When word of the incident gets out, it does not go over well,
and the town descends into near chaos. Secret societies
are formed, and many characters find themselves acting in very
surprising ways. Darkly funny stuff, as one might expect
from Scherfig, and another reason to
love Danish cinema. And regular Danish, as well.
Persepolis
- A Jury Prize winner from Cannes, this slickly (but not slick)
animated flick tells the real-life story Marjane Satrapi's
adventures in Iran during the Islamic Revolution, and subsequent
coming-of-age attending school in Europe. The Islamic
Revolution is hardly the stuff of hearty comedy, but Satrapi
and co-director Vincent Paronnaud, who mine material from Satrapi's
autobiographical comic books, are able to keep the mood
incredibly and, yes, shockingly light. The animation will
remind some of Emily Strange, and the voices are provided
by the likes of Catherine
Deneuve, Simon Abkarian and Danielle Darrieux. It always
seems like there's one very strong, very different animated film
that gives the mundane, computer-generated 'toons about wacky
animals banding together a run for their money come Oscar time,
and Persepolis is almost certainly going to be this
year's version of The Triplets of Belleville.
It's a Free World
. . . - Ken Loach, hot off winning 2006's Golden
Palm for The
Wind That Shakes the Barley returns with --
surprise! -- a story about the plight of immigrant workers from
Eastern European countries looking for work in the UK.
We're introduced to the story through Angie (the impressive
Kierston Wareing), who works for a large employment agency that
hires workers from Poland. She's fired after dismissing
the advances of her handsy boss, and cooks up an idea to start
up her own agency in London with pal Rose (Juliet Ellis).
They vow to hire only people with valid immigration paperwork,
and to sock enough money away to pay the piper when the
government comes calling looking to tax the unregistered new
business.

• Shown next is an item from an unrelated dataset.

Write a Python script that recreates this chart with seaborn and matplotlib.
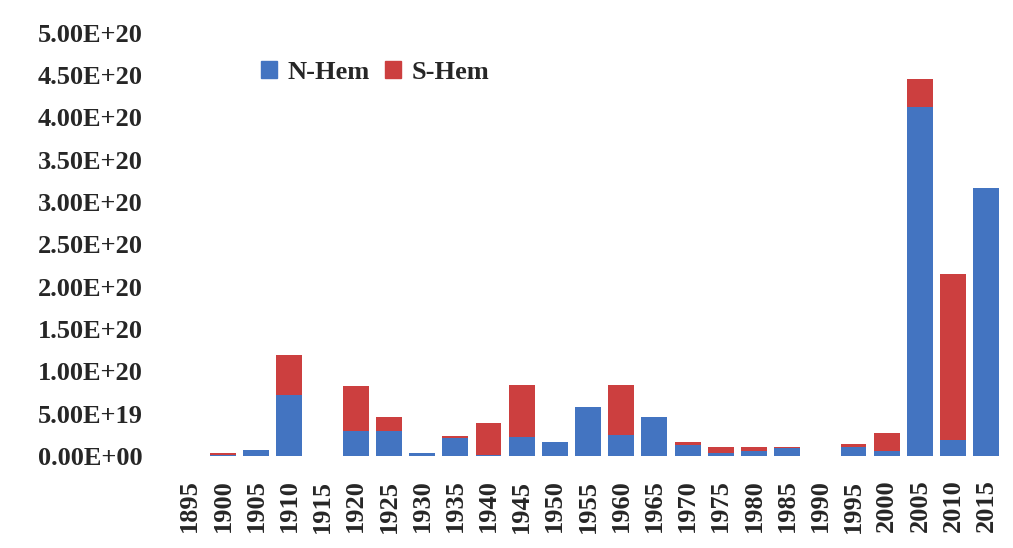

But Angie finds it easy to bend her own rules,
which of course begins her frightening and dangerous downward
spiral. Wareing stands out among
the slate of typically Loachian/genuine performances, managing
to be both unlikable and empathetic at the same time.
In the Valley of
Elah - Is it unusual that the best moments in the
insanely overrated Crash and the
brand new Elah both involve an adult telling a small
child a bedtime fairytale, which somehow serves as a metaphor
for the film's "big picture"? I don't care what
you think -- it totally is. Elah is about a retired
military man named Hank Deerfield (Tommy Lee Jones) whose son
goes AWOL upon his return to the United States after serving in
Iraq. When Hank drives from his Tennessee home to his
son's base in New Mexico, viewers might get the impression Elah
will follow a similar trajectory as The
Limey. But when the decapitated, burned remains of
his son are discovered, the story takes more of a turn into
something more akin to a "very special" episode of CSI:
Red State when Hank hooks up with a bottom-rung police
detective played by Charlize Theron and takes the investigation
on himself. Jones takes another huge step to distance
himself from the utter bullshit films he made in the 13 years
after winning an Oscar for The Fugitive, and Elah
is a nice-looking picture, thanks to photography from Roger
Deakins, who also shot the Festival's The
Assassination of Jesse James by the Coward Robert Ford
and No
Country for Old Men,
the latter of which also starred Jones, Josh Brolin, and Barry
Corbin. Hollywood: It's a small world, after all.